Last P-Day we went up a mountain to a place called Doi Pui. It is a
tribal village where the Hmong people live. They don't really have much. They
all have tin roofs and there is no electricity. But they have beautiful gardens
and they have a little tiny museum about the Hill Tribes of Northern Thailand.
It's pretty cool. We got to dress up in traditional Hmong clothing.
We also had a blast in English. We teach 2 monks named Non and Mike
in the advanced class. They speak REALLY good English and they are hilarious. I
have a video of them singing "Dream Big" from Monsters University,
but sadly I can't send it home because the file is too large.
Fun fact, on Saturday when Sister Woodbury and I went contacting, I
literally spoke in French the entire time. I kept running into people who
needed help with directions or who recognized us as the "Mormon
missionaries" and had questions. It was lots of fun, but my brain hurt
afterwards haha.
Yesterday evening after church, Sister Woodbury and I walked out
through the parking lot and there was a woman who was having her car jump-started
at the gate of the church. We invited her to leave her car running and charging in the
parking lot while we introduced the church and its teachings to her. She told
us that Buddhism has been her whole life. She would spend weeks at a time in meditation
when she was younger. But she has reached a point in her life where she isn't
sure what that has actually done anything for her and she was ready to see what
Christianity had to offer. We took her into the chapel and began
telling her about what happens on Sundays when she told us to stop. She said
(in English; she used to teach English and refused to respond in Thai),
"What is happening to me? What am I feeling? There is electricity all
through my body and in my heart and coming through my face!" We told her
it was the Holy Ghost and she asked us to tell her everything about the gospel
of Jesus Christ. About feeling the Spirit, she said: "I feel like if I were
walking in the middle of a Samurai war, I would be protected in a little
bubble. They could come at me with their swords and try to chop my neck, but I
know I would be okay."( I particularly enjoyed that description of the Holy
Ghost.)
Unfortunately she doesn't live in our area, so we introduced her to Elder
Wood and Elder Cox who were at the church. There happened to be a member
present so they taught her and she is going to get baptized on the 8th.

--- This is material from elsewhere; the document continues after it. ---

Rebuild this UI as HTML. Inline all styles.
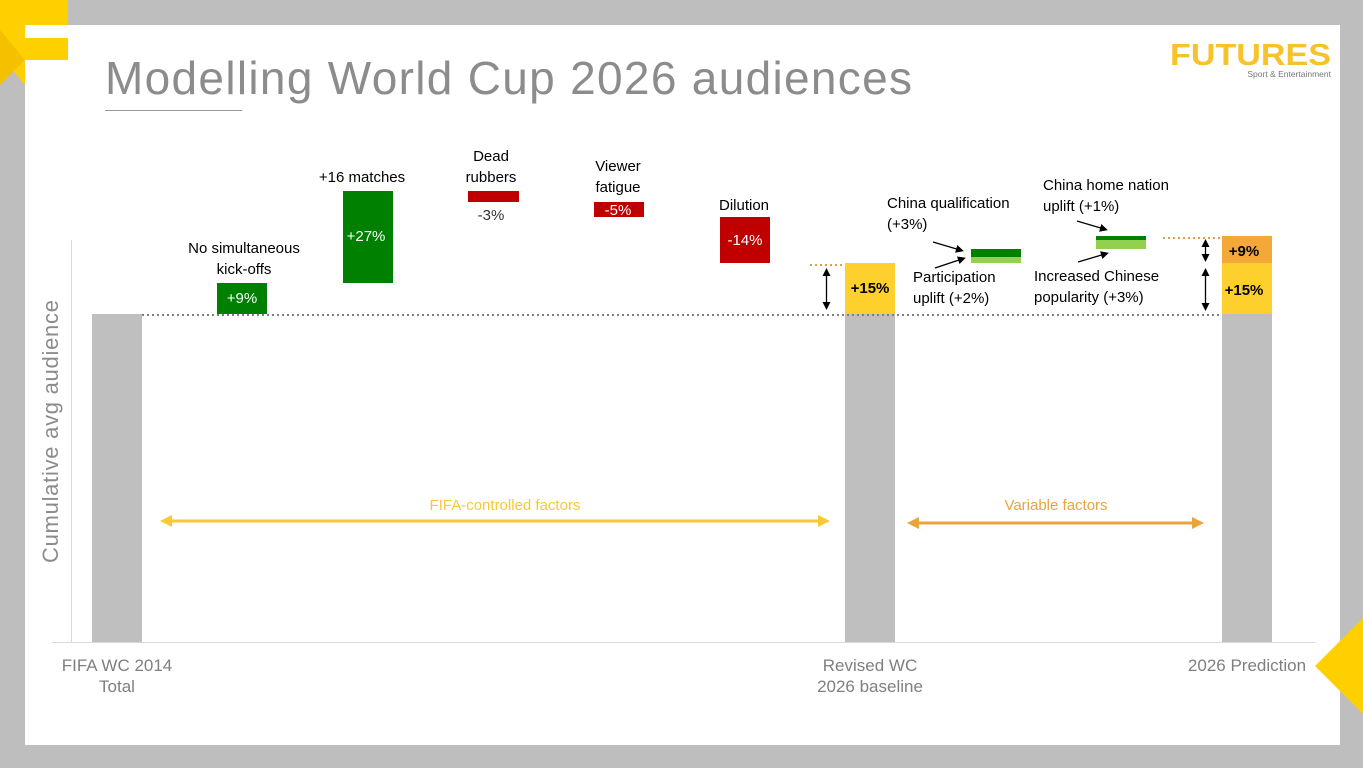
<!DOCTYPE html>
<html><head><meta charset="utf-8"><style>
html,body{margin:0;padding:0;width:1363px;height:768px;overflow:hidden;background:#bebebe}
text{font-family:"Liberation Sans",sans-serif}
</style></head><body>
<svg width="1363" height="768" viewBox="0 0 1363 768" xmlns="http://www.w3.org/2000/svg">
<defs>
<marker id="ab" markerWidth="8" markerHeight="8" refX="4" refY="4" orient="auto-start-reverse" markerUnits="userSpaceOnUse"><path d="M0,0 L8,4 L0,8 z" fill="#000"/></marker>
<marker id="ay" markerWidth="12" markerHeight="12" refX="6" refY="6" orient="auto-start-reverse" markerUnits="userSpaceOnUse"><path d="M0,0 L12,6 L0,12 z" fill="#f7c936"/></marker>
<marker id="ao" markerWidth="12" markerHeight="12" refX="6" refY="6" orient="auto-start-reverse" markerUnits="userSpaceOnUse"><path d="M0,0 L12,6 L0,12 z" fill="#eba43c"/></marker>
</defs>
<rect width="1363" height="768" fill="#bebebe"/>
<polygon points="0,0 68,0 68,60 25,60 25,85 0,55" fill="#ffd000"/>
<polygon points="0,30 25,60 0,85" fill="#f5c000"/>
<rect x="25" y="25" width="1315" height="720" fill="#fff"/>
<rect x="25" y="38" width="43" height="22" fill="#ffd000"/>
<polygon points="1363,618 1315,666 1363,714" fill="#ffd000"/>
<text x="105" y="94" font-size="46" fill="#8c8c8c" textLength="807" lengthAdjust="spacing">Modelling World Cup 2026 audiences</text>
<line x1="105" y1="110.5" x2="242" y2="110.5" stroke="#999" stroke-width="1"/>
<text x="1170" y="65" font-size="31" font-weight="bold" fill="#f8c22a" textLength="161" lengthAdjust="spacingAndGlyphs">FUTURES</text>
<text x="1331" y="77" font-size="8.5" fill="#777" text-anchor="end">Sport &amp; Entertainment</text>
<line x1="71.5" y1="240" x2="71.5" y2="642" stroke="#d9d9d9"/>
<line x1="52" y1="642.5" x2="1315" y2="642.5" stroke="#d9d9d9"/>
<text transform="translate(58,563) rotate(-90)" font-size="22" fill="#8c8c8c" textLength="263" lengthAdjust="spacing">Cumulative avg audience</text>
<rect x="92" y="314" width="50" height="328" fill="#bfbfbf"/>
<rect x="845" y="314" width="50" height="328" fill="#bfbfbf"/>
<rect x="1222" y="314" width="50" height="328" fill="#bfbfbf"/>
<rect x="845" y="263" width="50" height="51" fill="#fdd02e"/>
<rect x="1222" y="263" width="50" height="51" fill="#fdd02e"/>
<rect x="1222" y="236" width="50" height="27" fill="#f5a83a"/>
<rect x="217" y="283" width="50" height="31" fill="#008000"/>
<rect x="343" y="191" width="50" height="92" fill="#008000"/>
<rect x="468" y="191" width="51" height="11" fill="#c00000"/>
<rect x="594" y="202" width="50" height="15" fill="#c00000"/>
<rect x="720" y="217" width="50" height="46" fill="#c00000"/>
<rect x="971" y="249" width="50" height="8" fill="#008000"/>
<rect x="971" y="257" width="50" height="6" fill="#92d050"/>
<rect x="1096" y="236" width="50" height="4" fill="#008000"/>
<rect x="1096" y="240" width="50" height="9" fill="#92d050"/>
<line x1="142" y1="315" x2="1222" y2="315" stroke="#7f7f7f" stroke-width="2" stroke-dasharray="2,3"/>
<line x1="810" y1="265" x2="845" y2="265" stroke="#e0a040" stroke-width="2" stroke-dasharray="2,3"/>
<line x1="1163" y1="238" x2="1220" y2="238" stroke="#e0a040" stroke-width="2" stroke-dasharray="2,3"/>
<line x1="826.5" y1="272" x2="826.5" y2="306" stroke="#000" stroke-width="1.3" marker-start="url(#ab)" marker-end="url(#ab)"/>
<line x1="1205.5" y1="243" x2="1205.5" y2="258" stroke="#000" stroke-width="1.3" marker-start="url(#ab)" marker-end="url(#ab)"/>
<line x1="1205.5" y1="272" x2="1205.5" y2="307" stroke="#000" stroke-width="1.3" marker-start="url(#ab)" marker-end="url(#ab)"/>
<line x1="933" y1="242" x2="960" y2="250" stroke="#000" stroke-width="1.3" marker-end="url(#ab)"/>
<line x1="935" y1="268" x2="962" y2="259" stroke="#000" stroke-width="1.3" marker-end="url(#ab)"/>
<line x1="1077" y1="221" x2="1104" y2="229" stroke="#000" stroke-width="1.3" marker-end="url(#ab)"/>
<line x1="1078" y1="262" x2="1105" y2="254" stroke="#000" stroke-width="1.3" marker-end="url(#ab)"/>
<line x1="166" y1="521" x2="824" y2="521" stroke="#f7c936" stroke-width="3" marker-start="url(#ay)" marker-end="url(#ay)"/>
<line x1="913" y1="523" x2="1198" y2="523" stroke="#eba43c" stroke-width="3" marker-start="url(#ao)" marker-end="url(#ao)"/>
<g font-size="15" fill="#000" text-anchor="middle">
<text x="244" y="253">No simultaneous</text><text x="244" y="274">kick-offs</text>
<text x="362" y="182">+16 matches</text>
<text x="491" y="161">Dead</text><text x="491" y="182">rubbers</text>
<text x="491" y="220" fill="#333">-3%</text>
<text x="618" y="171">Viewer</text><text x="618" y="192">fatigue</text>
<text x="744" y="210">Dilution</text>
<text x="242" y="303" fill="#fff">+9%</text>
<text x="366" y="241" fill="#fff">+27%</text>
<text x="618" y="215" fill="#fff">-5%</text>
<text x="745" y="245" fill="#fff">-14%</text>
<text x="870" y="293" font-weight="bold">+15%</text>
<text x="1244" y="256" font-weight="bold">+9%</text>
<text x="1244" y="295" font-weight="bold">+15%</text>
</g>
<g font-size="15" fill="#000">
<text x="887" y="208">China qualification</text><text x="887" y="229">(+3%)</text>
<text x="913" y="282">Participation</text><text x="913" y="303">uplift (+2%)</text>
<text x="1043" y="190">China home nation</text><text x="1043" y="211">uplift (+1%)</text>
<text x="1034" y="281">Increased Chinese</text><text x="1034" y="302">popularity (+3%)</text>
</g>
<text x="505" y="510" font-size="15" fill="#f7c936" text-anchor="middle">FIFA-controlled factors</text>
<text x="1056" y="510" font-size="15" fill="#eba43c" text-anchor="middle">Variable factors</text>
<g font-size="17" fill="#7f7f7f" text-anchor="middle">
<text x="117" y="671">FIFA WC 2014</text><text x="117" y="692">Total</text>
<text x="870" y="671">Revised WC</text><text x="870" y="692">2026 baseline</text>
<text x="1247" y="671">2026 Prediction</text>
</g>
</svg>
</body></html>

And that was pretty much the week. It was a good one. Tonight we are
going to have dinner with the Ures, the senior couple in Chiang Mai, as a
celebration of the transfer. Elder Cox will be going home this week (if he
doesn't get his extension...) so they want to have a little party for him. It
should be fun. We will all be going to Bangkok on Wednesday for the transfers
meeting on Thursday morning. The sisters are having a conference together on
Friday and it will be great. All 50 of the sister missionaries will be
together. I have no idea if I will be staying or leaving. It will be a
huuuuuuge transfers meeting—we have 18 of our zone leaders and district
leaders who are all done with their missions this transfer so everything is getting
changed up. So next week I may be emailing you from somewhere else! We'll just
see what happens!
I love you!!!!
Love,
Sister Hughes
Quotes of the Week
Sister Slaugh: "So..how fast can you run in a Hmong
outfit?"
Elder Cox: "Now I feel bad for laughing because Grandma Toot
died." (There was a little old grandma who lived next door to the elders
that they lovingly named "Toot" because she always tooted really
loudly.)
Me, yelling out the side of a Song taew: "Elder Wood! BIKE-LE Your
helmet....." Oops.
Elder Wood: Well at least she didn't go to Ire-lish!
Me: Go to Ireland?
E W: Yeah. Or try to speak Ireland.
Me: Irish?
Elder Wood: I'm going home now.
Elder Nirut: "Your cake in there, I ate it, I was hungry."